What to produce
Exactly as written, retype the listing below, omitting the pictures.

Supplied material

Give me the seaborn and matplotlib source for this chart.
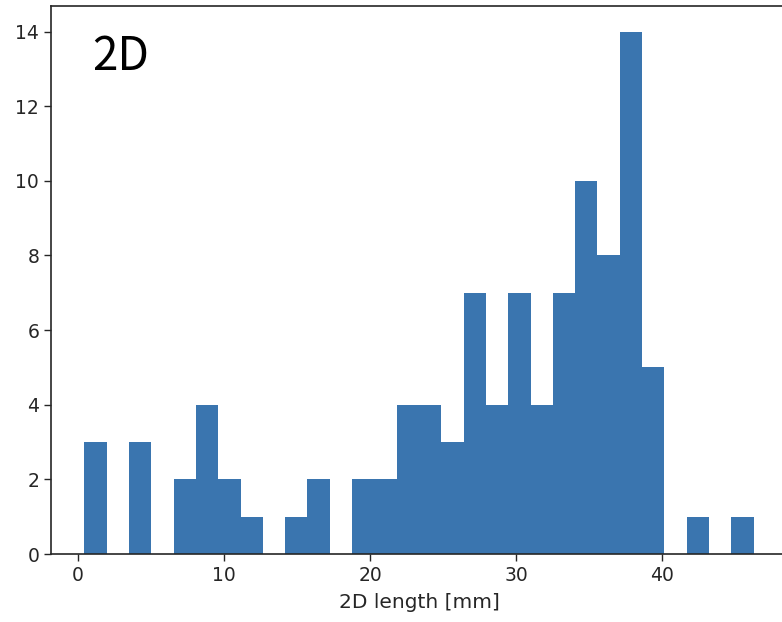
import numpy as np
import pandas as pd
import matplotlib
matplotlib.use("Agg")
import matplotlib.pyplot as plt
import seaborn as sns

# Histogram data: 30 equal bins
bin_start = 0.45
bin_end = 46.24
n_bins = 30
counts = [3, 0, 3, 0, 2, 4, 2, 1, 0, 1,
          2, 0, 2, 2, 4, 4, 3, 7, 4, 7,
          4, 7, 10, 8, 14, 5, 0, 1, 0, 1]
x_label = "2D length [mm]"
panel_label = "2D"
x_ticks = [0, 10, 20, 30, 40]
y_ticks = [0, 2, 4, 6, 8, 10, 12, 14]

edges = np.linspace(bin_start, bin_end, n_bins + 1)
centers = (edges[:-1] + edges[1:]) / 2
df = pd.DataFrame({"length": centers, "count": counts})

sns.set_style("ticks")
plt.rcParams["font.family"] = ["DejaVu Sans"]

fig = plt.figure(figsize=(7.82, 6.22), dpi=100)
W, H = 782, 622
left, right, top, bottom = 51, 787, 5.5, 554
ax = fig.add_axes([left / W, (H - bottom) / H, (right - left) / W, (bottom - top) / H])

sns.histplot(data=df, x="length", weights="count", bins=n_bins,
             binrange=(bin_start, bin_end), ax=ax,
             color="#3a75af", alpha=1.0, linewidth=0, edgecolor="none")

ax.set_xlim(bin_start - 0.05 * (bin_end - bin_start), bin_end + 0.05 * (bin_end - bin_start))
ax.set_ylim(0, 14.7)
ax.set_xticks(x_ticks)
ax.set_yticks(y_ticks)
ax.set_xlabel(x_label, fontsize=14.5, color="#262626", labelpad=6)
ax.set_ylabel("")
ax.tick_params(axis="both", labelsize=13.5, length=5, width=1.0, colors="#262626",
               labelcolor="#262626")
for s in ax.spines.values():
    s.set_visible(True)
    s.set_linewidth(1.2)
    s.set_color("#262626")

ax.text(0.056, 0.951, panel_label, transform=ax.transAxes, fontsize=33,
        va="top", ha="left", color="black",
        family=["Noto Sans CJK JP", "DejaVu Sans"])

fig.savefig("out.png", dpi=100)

Worked solution
Give me the seaborn and matplotlib source for this chart.
import numpy as np
import pandas as pd
import matplotlib
matplotlib.use("Agg")
import matplotlib.pyplot as plt
import seaborn as sns

# Histogram data: 30 equal bins
bin_start = 0.45
bin_end = 46.24
n_bins = 30
counts = [3, 0, 3, 0, 2, 4, 2, 1, 0, 1,
          2, 0, 2, 2, 4, 4, 3, 7, 4, 7,
          4, 7, 10, 8, 14, 5, 0, 1, 0, 1]
x_label = "2D length [mm]"
panel_label = "2D"
x_ticks = [0, 10, 20, 30, 40]
y_ticks = [0, 2, 4, 6, 8, 10, 12, 14]

edges = np.linspace(bin_start, bin_end, n_bins + 1)
centers = (edges[:-1] + edges[1:]) / 2
df = pd.DataFrame({"length": centers, "count": counts})

sns.set_style("ticks")
plt.rcParams["font.family"] = ["DejaVu Sans"]

fig = plt.figure(figsize=(7.82, 6.22), dpi=100)
W, H = 782, 622
left, right, top, bottom = 51, 787, 5.5, 554
ax = fig.add_axes([left / W, (H - bottom) / H, (right - left) / W, (bottom - top) / H])

sns.histplot(data=df, x="length", weights="count", bins=n_bins,
             binrange=(bin_start, bin_end), ax=ax,
             color="#3a75af", alpha=1.0, linewidth=0, edgecolor="none")

ax.set_xlim(bin_start - 0.05 * (bin_end - bin_start), bin_end + 0.05 * (bin_end - bin_start))
ax.set_ylim(0, 14.7)
ax.set_xticks(x_ticks)
ax.set_yticks(y_ticks)
ax.set_xlabel(x_label, fontsize=14.5, color="#262626", labelpad=6)
ax.set_ylabel("")
ax.tick_params(axis="both", labelsize=13.5, length=5, width=1.0, colors="#262626",
               labelcolor="#262626")
for s in ax.spines.values():
    s.set_visible(True)
    s.set_linewidth(1.2)
    s.set_color("#262626")

ax.text(0.056, 0.951, panel_label, transform=ax.transAxes, fontsize=33,
        va="top", ha="left", color="black",
        family=["Noto Sans CJK JP", "DejaVu Sans"])

fig.savefig("out.png", dpi=100)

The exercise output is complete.